If you do open vim accidentally, the command :q
will quit without saving, and :wq
will save and quit.
If you want to learn how to use Vim, you can start vimtutor
in the terminal, or try Learn-Vim.
One common reason for wanting to undo a commit is that we have committed a file that we shouldn’t have (update that .gitignore!), perhaps a file so large it cannot be pushed to GitHub. git revert
will not help in this case. It will undo the effect of the commit adding the file by adding a commit that deletes the file, but the file is still in the repo, just not at HEAD. To remove this file, we have a few options.
We could use the git rebase
command to remove the bad commit. git rebase
rewrites the history of the repo and is potentially dangerous. Use with care (make a backup first).

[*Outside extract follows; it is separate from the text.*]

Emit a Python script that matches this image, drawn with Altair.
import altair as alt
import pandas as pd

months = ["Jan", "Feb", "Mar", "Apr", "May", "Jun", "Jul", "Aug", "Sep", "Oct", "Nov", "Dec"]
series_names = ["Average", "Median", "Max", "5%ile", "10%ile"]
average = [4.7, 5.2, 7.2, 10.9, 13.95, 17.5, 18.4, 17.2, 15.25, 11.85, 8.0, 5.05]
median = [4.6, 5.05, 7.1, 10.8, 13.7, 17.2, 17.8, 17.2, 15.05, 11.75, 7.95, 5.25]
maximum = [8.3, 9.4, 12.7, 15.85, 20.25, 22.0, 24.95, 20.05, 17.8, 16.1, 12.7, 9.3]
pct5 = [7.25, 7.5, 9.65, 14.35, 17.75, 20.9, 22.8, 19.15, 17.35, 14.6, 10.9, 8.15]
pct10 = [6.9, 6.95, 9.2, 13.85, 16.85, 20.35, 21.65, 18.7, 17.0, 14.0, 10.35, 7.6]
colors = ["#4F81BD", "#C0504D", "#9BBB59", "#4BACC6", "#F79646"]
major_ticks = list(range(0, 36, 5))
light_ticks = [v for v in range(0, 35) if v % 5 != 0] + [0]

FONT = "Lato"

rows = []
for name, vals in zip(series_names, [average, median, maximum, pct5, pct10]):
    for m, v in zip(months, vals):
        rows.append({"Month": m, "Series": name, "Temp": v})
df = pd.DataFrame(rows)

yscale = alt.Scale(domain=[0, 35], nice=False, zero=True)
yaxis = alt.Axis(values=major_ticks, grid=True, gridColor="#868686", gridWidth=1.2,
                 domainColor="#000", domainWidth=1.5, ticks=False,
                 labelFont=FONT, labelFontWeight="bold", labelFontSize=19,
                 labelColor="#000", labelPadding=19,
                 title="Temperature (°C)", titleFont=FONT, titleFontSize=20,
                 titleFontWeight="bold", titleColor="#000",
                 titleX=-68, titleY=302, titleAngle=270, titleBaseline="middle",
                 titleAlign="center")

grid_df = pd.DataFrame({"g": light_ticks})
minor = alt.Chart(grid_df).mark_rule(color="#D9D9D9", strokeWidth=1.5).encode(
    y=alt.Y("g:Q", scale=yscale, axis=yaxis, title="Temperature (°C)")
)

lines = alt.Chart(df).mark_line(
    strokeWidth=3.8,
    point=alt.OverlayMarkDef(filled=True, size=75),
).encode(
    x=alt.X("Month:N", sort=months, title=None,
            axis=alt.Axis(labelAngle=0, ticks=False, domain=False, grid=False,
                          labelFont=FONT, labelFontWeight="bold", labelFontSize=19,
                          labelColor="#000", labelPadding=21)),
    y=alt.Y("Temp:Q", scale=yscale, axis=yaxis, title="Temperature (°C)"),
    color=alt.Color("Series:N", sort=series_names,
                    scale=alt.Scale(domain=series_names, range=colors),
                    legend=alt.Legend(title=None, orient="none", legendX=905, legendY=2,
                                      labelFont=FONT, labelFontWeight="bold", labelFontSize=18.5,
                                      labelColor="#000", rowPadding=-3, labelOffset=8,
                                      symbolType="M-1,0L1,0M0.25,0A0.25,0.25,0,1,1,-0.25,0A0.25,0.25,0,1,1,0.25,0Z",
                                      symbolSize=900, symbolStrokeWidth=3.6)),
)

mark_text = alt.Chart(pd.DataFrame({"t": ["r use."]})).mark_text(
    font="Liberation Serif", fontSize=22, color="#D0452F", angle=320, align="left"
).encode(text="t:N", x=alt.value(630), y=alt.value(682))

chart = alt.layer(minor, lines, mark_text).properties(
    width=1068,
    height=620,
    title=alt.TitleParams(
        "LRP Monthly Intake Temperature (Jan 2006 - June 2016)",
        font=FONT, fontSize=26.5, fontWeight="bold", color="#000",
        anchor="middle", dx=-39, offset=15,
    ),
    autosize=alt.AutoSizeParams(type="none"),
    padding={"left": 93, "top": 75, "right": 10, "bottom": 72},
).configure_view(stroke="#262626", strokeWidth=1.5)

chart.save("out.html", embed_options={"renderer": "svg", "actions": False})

The syntax we need for this case (rebase can do much more) is like this
git rebase --onto <new_parent> <old_parent>
Commit new_parent will be retained, and anything more recent than old_parent. We can use the SHA codes or both parents, or use an ancestry reference for the new_parent.

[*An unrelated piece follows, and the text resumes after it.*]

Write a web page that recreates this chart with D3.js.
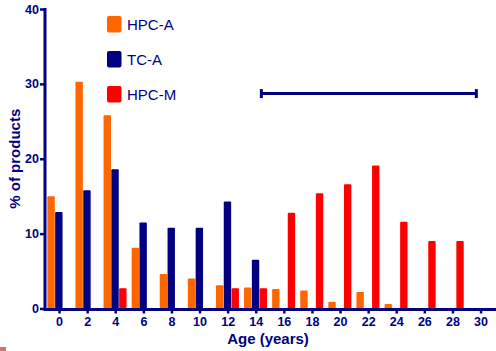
<!DOCTYPE html>
<html>
<head>
<meta charset="utf-8">
<script src="https://cdn.jsdelivr.net/npm/d3@7"></script>
<style>
  body { margin: 0; background: #fff; }
  text { font-family: "Liberation Sans", Arial, sans-serif; fill: #000080; }
</style>
</head>
<body>
<svg id="chart" width="496" height="351"></svg>
<script>
// Data
var ages = [0, 2, 4, 6, 8, 10, 12, 14, 16, 18, 20, 22, 24, 26, 28, 30];
var seriesNames = ["HPC-A", "TC-A", "HPC-M"];
var seriesColors = ["#ff6600", "#000080", "#ff0000"];
var hpcA = [15.0, 30.3, 25.8, 8.1, 4.6, 4.0, 3.1, 2.8, 2.6, 2.4, 0.9, 2.2, 0.6, 0, 0, 0];
var tcA  = [12.9, 15.8, 18.6, 11.5, 10.8, 10.8, 14.3, 6.5, 0, 0, 0, 0, 0, 0, 0, 0];
var hpcM = [0, 0, 2.7, 0, 0, 0, 2.7, 2.7, 12.8, 15.4, 16.6, 19.1, 11.6, 9.0, 9.0, 0];
var yTicks = [0, 10, 20, 30, 40];
var rangeBar = { from: 14.4, to: 29.7, level: 28.7 };

var svg = d3.select("#chart");

var x = d3.scaleLinear().domain([-1, 31.1]).range([45, 496]);
var y = d3.scaleLinear().domain([0, 40]).range([308.5, 9]);

// bar offsets within each age group
var sub = d3.scaleBand().domain(seriesNames).range([-11.7, 11.7]);

var allSeries = [hpcA, tcA, hpcM];

// Bars
for (var s = 0; s < allSeries.length; s++) {
  svg.append("g").selectAll("rect").data(allSeries[s]).enter().append("rect")
    .attr("x", function(d, i) { return x(ages[i]) + sub(seriesNames[s]); })
    .attr("y", function(d) { return y(d); })
    .attr("width", sub.bandwidth() - 0.4)
    .attr("height", function(d) { return y(0) - y(d); })
    .attr("rx", 1)
    .attr("fill", seriesColors[s]);
}

// Range line
var rg = svg.append("g").attr("stroke", "#000080");
rg.append("line")
  .attr("x1", x(rangeBar.from)).attr("x2", x(rangeBar.to))
  .attr("y1", y(rangeBar.level)).attr("y2", y(rangeBar.level))
  .attr("stroke-width", 3);
rg.selectAll("line.cap").data([rangeBar.from, rangeBar.to]).enter().append("line")
  .attr("class", "cap")
  .attr("x1", function(d) { return x(d); }).attr("x2", function(d) { return x(d); })
  .attr("y1", y(rangeBar.level) - 4.5).attr("y2", y(rangeBar.level) + 4.5)
  .attr("stroke-width", 3);

// Y axis
var yAxis = d3.axisLeft(y).tickValues(yTicks).tickSize(5).tickPadding(1);
var yg = svg.append("g").attr("transform", "translate(45,0)").call(yAxis);
yg.select(".domain").attr("stroke", "#000080").attr("stroke-width", 3)
  .attr("d", "M0," + (y(40) - 1) + "V" + (y(0) + 1.5));
yg.selectAll(".tick line").attr("stroke", "#000080").attr("stroke-width", 2.5);
yg.selectAll(".tick text").attr("fill", "#000080")
  .style("font-size", "12.5px").style("font-weight", "bold");

// X axis
var xAxis = d3.axisBottom(x).tickValues(ages).tickSize(4).tickPadding(4);
var xg = svg.append("g").attr("transform", "translate(0," + (y(0) + 1) + ")").call(xAxis);
xg.select(".domain").attr("stroke", "#000080").attr("stroke-width", 3)
  .attr("d", "M43.5,0H496");
xg.selectAll(".tick line").attr("stroke", "#000080").attr("stroke-width", 2.5);
xg.selectAll(".tick text").attr("fill", "#000080")
  .style("font-size", "12.5px").style("font-weight", "bold");

// Axis titles
svg.append("text")
  .attr("x", 268).attr("y", 344)
  .attr("text-anchor", "middle")
  .style("font-size", "15px").style("font-weight", "bold")
  .text("Age (years)");

svg.append("text")
  .attr("transform", "translate(20," + ((y(0) + y(40)) / 2) + ") rotate(-90)")
  .attr("text-anchor", "middle")
  .style("font-size", "15px").style("font-weight", "bold")
  .text("% of products");

// Legend
var legend = svg.append("g").attr("transform", "translate(107,16)");
var items = legend.selectAll("g").data(seriesNames).enter().append("g")
  .attr("transform", function(d, i) { return "translate(0," + (i * 35) + ")"; });
items.append("rect")
  .attr("width", 14.5).attr("height", 16.5).attr("rx", 2)
  .attr("fill", function(d, i) { return seriesColors[i]; });
items.append("text")
  .attr("x", 20).attr("y", 13.5)
  .style("font-size", "15px")
  .text(function(d) { return d; });

// small mark in the lower-left corner of the original
svg.append("rect").attr("x", 0).attr("y", 347).attr("width", 6).attr("height", 4)
  .attr("fill", "#c0504d").attr("opacity", 0.8);
</script>
</body>
</html>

So to remove commit B from Figure 5.2, we could use to make the repo look like Figure 5.4
git rebase --onto 4d70467~1 4d70467
# equivalent to
# git rebase --onto 5f5e100 4d70467
If the large file has been committed several times, or has been committed with other files you want to keep, git rebase
might not be the best solution. git filter-branch
is an alternative git based tool, but this can be slow and complex to use. The BFG repo cleaner is a better solution in many cases.
5.4 Fixing merge conflicts
A merge conflict can occur when there are two versions of the same file. This might occur if when you pull edited files from GitHub, or when you try merging branches or pull requests.

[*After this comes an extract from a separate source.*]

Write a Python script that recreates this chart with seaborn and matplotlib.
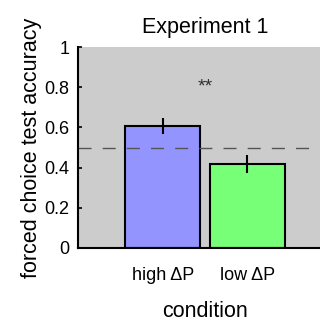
import matplotlib
matplotlib.use("Agg")
import matplotlib.pyplot as plt
import seaborn as sns
import pandas as pd

conditions = ["high \u0394P", "low \u0394P"]
accuracy = [0.607, 0.418]
sem = [0.042, 0.044]
bar_colors = ["#9494FF", "#77FF77"]
chance = 0.5
yticks = [0, 0.2, 0.4, 0.6, 0.8, 1]
ytick_labels = ["0", "0.2", "0.4", "0.6", "0.8", "1"]

sns.set_theme(style="white")
plt.rcParams["font.family"] = ["Liberation Sans", "DejaVu Sans"]
plt.rcParams["text.color"] = "black"
plt.rcParams["axes.labelcolor"] = "black"
plt.rcParams["xtick.color"] = "black"
plt.rcParams["ytick.color"] = "black"

df = pd.DataFrame({"condition": conditions, "acc": accuracy})

fig = plt.figure(figsize=(3.2, 3.21), dpi=100)
ax = fig.add_axes([78/320, (321-248)/321, (332-78)/320, (248-47)/321])
ax.set_facecolor("#CCCCCC")

sns.barplot(data=df, x="condition", y="acc", hue="condition", palette=bar_colors,
            width=0.89, edgecolor="black", linewidth=1.5, ax=ax, legend=False,
            errorbar=None, saturation=1)
ax.errorbar(range(len(conditions)), accuracy, yerr=sem, fmt="none",
            ecolor="black", elinewidth=1.5, capsize=0)
ax.axhline(chance, color="#555555", linestyle=(0, (9.4, 8)), linewidth=1)
ax.text(0.5, 0.80, "**", ha="center", va="center", fontsize=14, color="#333333")

ax.set_xlim(-1, 2)
ax.set_ylim(0, 1)
ax.set_yticks(yticks)
ax.set_yticklabels(ytick_labels, fontsize=13)
ax.tick_params(axis="y", direction="in", length=3, width=1.2, left=True, pad=6)
ax.tick_params(axis="x", length=0, labelsize=13, pad=14)
ax.set_xlabel("condition", fontsize=15.5, labelpad=12)
ax.set_ylabel("forced choice test accuracy", fontsize=15.5, labelpad=2)
ax.set_title("Experiment 1", fontsize=15.5, pad=10)

for side in ["top", "right"]:
    ax.spines[side].set_visible(False)
for side in ["left", "bottom"]:
    ax.spines[side].set_visible(True)
    ax.spines[side].set_color("black")
    ax.spines[side].set_linewidth(1.5)

fig.savefig("out.png", dpi=100)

The goal is to avoid such conflicts, or at least minimise them, and a good strategy for this is to commit often, work in small steps, push and pull regularly.
But merge conflicts cannot always be avoided. If it should happen you will get notified with a message something like this
CONFLICT (content): Merge conflict in R/dragon_analysis.R
First, do not panic. This message simply tells you that you cannot do the merge and there is a merge conflict in the “dragon_analysis.R” file.
Go the the file with the merge conflict, which will look like this:
### Dragon analysis ###
library("broom")
# Import data
source("R/import_dragon_data.R")
# Run model
<<<<<< HEAD:dragon_analysis
mod <- lm(body_size ~ body_length, data = dragon)
======
mod <- lm(body_size ~ body_length * temperature, data = dragon)
>>>>>>> issue-5:dragon_analysis
tidy(mod)
In this file the merge conflict starts with <<<<<< HEAD:dragon_analysis
indicating the name of the file. Then the two different versions of the code are shown, and separated by ======
. Finally, >>>>>>> issue-5:dragon_analysis
indicates the end of the merge conflict.
To resolve the conflict, you have to edit this section and remove the conflicting parts. Basically, choose one of the versions or combine them. Also remove the conflict markers <<<<<<
, ======
and >>>>>>
.
### Dragon analysis ###
library("broom")
# Import data
source("R/import_dragon_data.R")
# Run model
mod <- lm(body_size ~ body_length * temperature, data = dragon)
tidy(mod)
Save the file, commit, switch to the main branch, merge and push to GitHub.
In this exercise, we are going to deliberately cause, and then resolve a merge conflict.
Open a file in your repo on GitHub and edit it by clicking on the pencil icon above the file. When you have edited the file, commit the changes at the bottom of the page.
Now edit the same part of the same file in your local repo.
Pull the remote repo. Git should complain there is a merge conflict.
Fix the merge conflict, choosing which version of the code you want to keep.
5.5 Burn it all down
If you make a complete mess of your local repo, the pragmatic solution might be to make a backup of your repo, then clone a clean copy of the repo from from GitHub, and copy files from the backup to the clean repo as required.
Happy Git provides instructions for how to getting started with Git, R and RStudio, explains the workflows and useful tips for when things go wrong.
The Git flight rules are an exhaustive resource for what to do when things go wrong.